Print the material below exactly as it stands, please, from its first line to the line holding "addRule(516, 996)", with no pictures.

*Provided material*.
•••••
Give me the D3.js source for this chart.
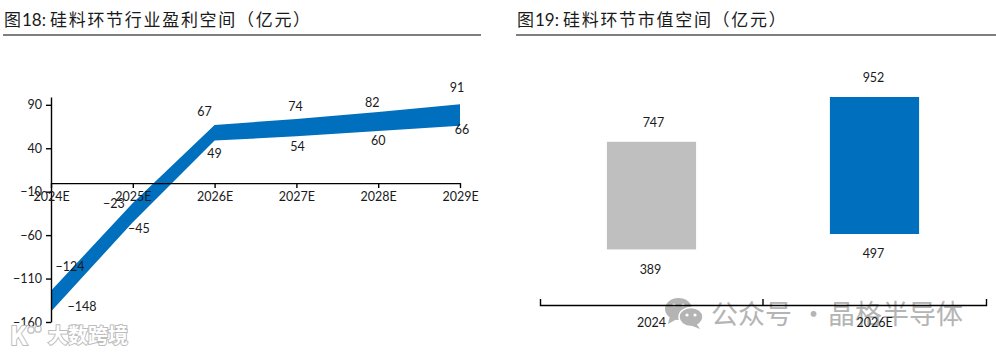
<!DOCTYPE html>
<html>
<head>
<meta charset="utf-8">
<script src="https://cdn.jsdelivr.net/npm/d3@7"></script>
<style>
	html, body { margin: 0; padding: 0; background: #fff; }
	svg { display: block; }
	text { font-family: "Noto Sans CJK SC", "Noto Sans", sans-serif; fill: #1a1a1a; }
	.axis text, .val { font-family: Lato, "Noto Sans", sans-serif; font-size: 12.5px; }
	.title { font-size: 17px; letter-spacing: 1.7px; }
	.axis path, .axis line { stroke: #000; stroke-width: 1.4px; }
</style>
</head>
<body>
<svg id="chart" width="996" height="354"></svg>
<script>
// fig 18
var years = ['2024E', '2025E', '2026E', '2027E', '2028E', '2029E']
var profitHigh = [-124, -23, 67, 74, 82, 91]
var profitLow = [-148, -45, 49, 54, 60, 66]
var yTicks = [90, 40, -10, -60, -110, -160]

// fig 19
var capYears = ['2024', '2026E']
var capHigh = [747, 952]
var capLow = [389, 497]
var capColors = ['#bfbfbf', '#006fbe']

// label nudges, px from the point on the band edge
var highOffsets = [[19, -24], [-19, 1], [-10, -13], [-1, -12], [-6, -9], [-3, -17]]
var lowOffsets = [[31, -5], [6, 6], [0, 13], [1, 10], [0, 10], [2, 4]]

var svg = d3.select('#chart')

function addTitle(num, text, x) {
	var t = svg.append('text').attr('class', 'title').attr('y', 26)
	t.append('tspan').attr('x', x).text('图')
	t.append('tspan').attr('x', x + 18).style('letter-spacing', '0').style('font-family', 'Lato').text(num + ':')
	t.append('tspan').attr('x', x + 46).text(text)
}

function addRule(x1, x2) {
	svg.append('line').attr('x1', x1).attr('x2', x2).attr('y1', 35).attr('y2', 35)
		.attr('stroke', '#000').attr('stroke-width', 1.2)
}

addTitle('18', '硅料环节行业盈利空间（亿元）', 4)
addRule(3, 481)
addTitle('19', '硅料环节市值空间（亿元）', 517)
addRule(516, 996)

// WATERMARK (under the axis line)
var wm = svg.append('g')
var wmGrey = '#b4b4b4'
wm.append('ellipse').attr('cx', 678.5).attr('cy', 309).attr('rx', 13.5).attr('ry', 11).attr('fill', wmGrey)
wm.append('path').attr('d', 'M670 316L668 324L677 319Z').attr('fill', wmGrey)
wm.append('ellipse').attr('cx', 691).attr('cy', 317).attr('rx', 12).attr('ry', 9.5).attr('fill', wmGrey).attr('stroke', '#fff').attr('stroke-width', 1.5)
wm.append('path').attr('d', 'M696 323L700 329L690 325Z').attr('fill', wmGrey)
wm.selectAll('circle')
	.data([[674, 305], [683, 305], [687, 315], [695, 315]])
	.enter()
	.append('circle')
		.attr('cx', d => d[0]).attr('cy', d => d[1]).attr('r', 1.6).attr('fill', '#fff')
wm.append('text').attr('x', 711).attr('y', 324).attr('font-size', 27).style('fill', wmGrey).text('公众号')
wm.append('text').attr('x', 800).attr('y', 324).attr('font-size', 27).style('fill', wmGrey).text('·')
wm.append('text').attr('x', 828).attr('y', 324).attr('font-size', 27).style('fill', wmGrey).text('晶格半导体')

// LEFT CHART
var x = d3.scalePoint().domain(years).range([51, 460])
var y = d3.scaleLinear().domain([-160, 90]).range([322, 105])

var band = years.map((d, i) => ({year: d, high: profitHigh[i], low: profitLow[i]}))

var area = d3.area()
	.x(d => x(d.year))
	.y0(d => y(d.low))
	.y1(d => y(d.high))

svg.append('path')
	.datum(band)
	.attr('fill', '#006fbe')
	.attr('d', area)

svg.append('g')
	.attr('class', 'axis')
	.attr('transform', 'translate(51,0)')
	.call(d3.axisLeft(y.copy().domain([-160, 99]).range([322, 97])).tickValues(yTicks).tickSize(5).tickSizeOuter(0).tickPadding(4))

svg.append('g')
	.attr('class', 'axis')
	.attr('transform', 'translate(0,' + y(0) + ')')
	.call(d3.axisBottom(x).tickSize(5).tickSizeOuter(0).tickPadding(4))

svg.selectAll('.hi')
	.data(band)
	.enter()
	.append('text')
		.attr('class', 'val')
		.attr('text-anchor', 'middle')
		.attr('dy', '0.35em')
		.attr('x', (d, i) => x(d.year) + highOffsets[i][0])
		.attr('y', (d, i) => y(d.high) + highOffsets[i][1])
		.text(d => d3.format('d')(d.high))

svg.selectAll('.lo')
	.data(band)
	.enter()
	.append('text')
		.attr('class', 'val')
		.attr('text-anchor', 'middle')
		.attr('dy', '0.35em')
		.attr('x', (d, i) => x(d.year) + lowOffsets[i][0])
		.attr('y', (d, i) => y(d.low) + lowOffsets[i][1])
		.text(d => d3.format('d')(d.low))

// RIGHT CHART
// the source bars do not share one scale: tops and bottoms each sit on their own ratio to the baseline
var base = 305
var xCap = d3.scaleBand().domain(capYears).range([540, 986])
var yTop = d3.scaleLinear().domain([0, 952]).range([base, 97])
var yBottom = d3.scaleLinear().domain([0, 497]).range([base, 234])
var barW = xCap.bandwidth() * 0.4

var caps = capYears.map((d, i) => ({year: d, high: capHigh[i], low: capLow[i], color: capColors[i]}))

svg.selectAll('.capBar')
	.data(caps)
	.enter()
	.append('rect')
		.attr('x', d => xCap(d.year) + xCap.bandwidth() / 2 - barW / 2)
		.attr('y', d => yTop(d.high))
		.attr('width', barW)
		.attr('height', d => yBottom(d.low) - yTop(d.high))
		.attr('fill', d => d.color)

svg.selectAll('.capHi')
	.data(caps)
	.enter()
	.append('text')
		.attr('class', 'val')
		.attr('text-anchor', 'middle')
		.attr('dy', '0.35em')
		.attr('x', (d, i) => xCap(d.year) + xCap.bandwidth() / 2 + [2, -1][i])
		.attr('y', d => yTop(d.high) - 19)
		.text(d => d.high)

svg.selectAll('.capLo')
	.data(caps)
	.enter()
	.append('text')
		.attr('class', 'val')
		.attr('text-anchor', 'middle')
		.attr('dy', '0.35em')
		.attr('x', d => xCap(d.year) + xCap.bandwidth() / 2 - 1)
		.attr('y', d => yBottom(d.low) + 20)
		.text(d => d.low)

var capAxis = svg.append('g')
	.attr('class', 'axis')
	.attr('transform', 'translate(0,' + base + ')')
	.call(d3.axisBottom(xCap).tickSize(0).tickSizeOuter(-6).tickPadding(13))

capAxis.append('line')
	.attr('x1', xCap('2026E')).attr('x2', xCap('2026E'))
	.attr('y1', 0).attr('y2', -6)

// corner logo watermark, sits on top like the source
var logo = svg.append('g')
	.style('paint-order', 'stroke')
logo.append('text').attr('x', 48).attr('y', 343).attr('font-size', 20).attr('font-weight', 700)
	.style('fill', '#fff').style('stroke', '#bdbdbd').style('stroke-width', 2).text('大数跨境')
logo.append('text').attr('x', 10).attr('y', 345).attr('font-size', 25).attr('font-weight', 700)
	.style('fill', '#fff').style('stroke', '#bdbdbd').style('stroke-width', 2).text('K')
logo.selectAll('circle')
	.data([[31, 330], [38, 329]])
	.enter()
	.append('circle')
		.attr('cx', d => d[0]).attr('cy', d => d[1]).attr('r', 3.2)
		.attr('fill', 'none').attr('stroke', '#c8c8c8').attr('stroke-width', 1.4)
</script>
</body>
</html>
•••••
*The output*.
Give me the D3.js source for this chart.
<!DOCTYPE html>
<html>
<head>
<meta charset="utf-8">
<script src="https://cdn.jsdelivr.net/npm/d3@7"></script>
<style>
	html, body { margin: 0; padding: 0; background: #fff; }
	svg { display: block; }
	text { font-family: "Noto Sans CJK SC", "Noto Sans", sans-serif; fill: #1a1a1a; }
	.axis text, .val { font-family: Lato, "Noto Sans", sans-serif; font-size: 12.5px; }
	.title { font-size: 17px; letter-spacing: 1.7px; }
	.axis path, .axis line { stroke: #000; stroke-width: 1.4px; }
</style>
</head>
<body>
<svg id="chart" width="996" height="354"></svg>
<script>
// fig 18
var years = ['2024E', '2025E', '2026E', '2027E', '2028E', '2029E']
var profitHigh = [-124, -23, 67, 74, 82, 91]
var profitLow = [-148, -45, 49, 54, 60, 66]
var yTicks = [90, 40, -10, -60, -110, -160]

// fig 19
var capYears = ['2024', '2026E']
var capHigh = [747, 952]
var capLow = [389, 497]
var capColors = ['#bfbfbf', '#006fbe']

// label nudges, px from the point on the band edge
var highOffsets = [[19, -24], [-19, 1], [-10, -13], [-1, -12], [-6, -9], [-3, -17]]
var lowOffsets = [[31, -5], [6, 6], [0, 13], [1, 10], [0, 10], [2, 4]]

var svg = d3.select('#chart')

function addTitle(num, text, x) {
	var t = svg.append('text').attr('class', 'title').attr('y', 26)
	t.append('tspan').attr('x', x).text('图')
	t.append('tspan').attr('x', x + 18).style('letter-spacing', '0').style('font-family', 'Lato').text(num + ':')
	t.append('tspan').attr('x', x + 46).text(text)
}

function addRule(x1, x2) {
	svg.append('line').attr('x1', x1).attr('x2', x2).attr('y1', 35).attr('y2', 35)
		.attr('stroke', '#000').attr('stroke-width', 1.2)
}

addTitle('18', '硅料环节行业盈利空间（亿元）', 4)
addRule(3, 481)
addTitle('19', '硅料环节市值空间（亿元）', 517)
addRule(516, 996)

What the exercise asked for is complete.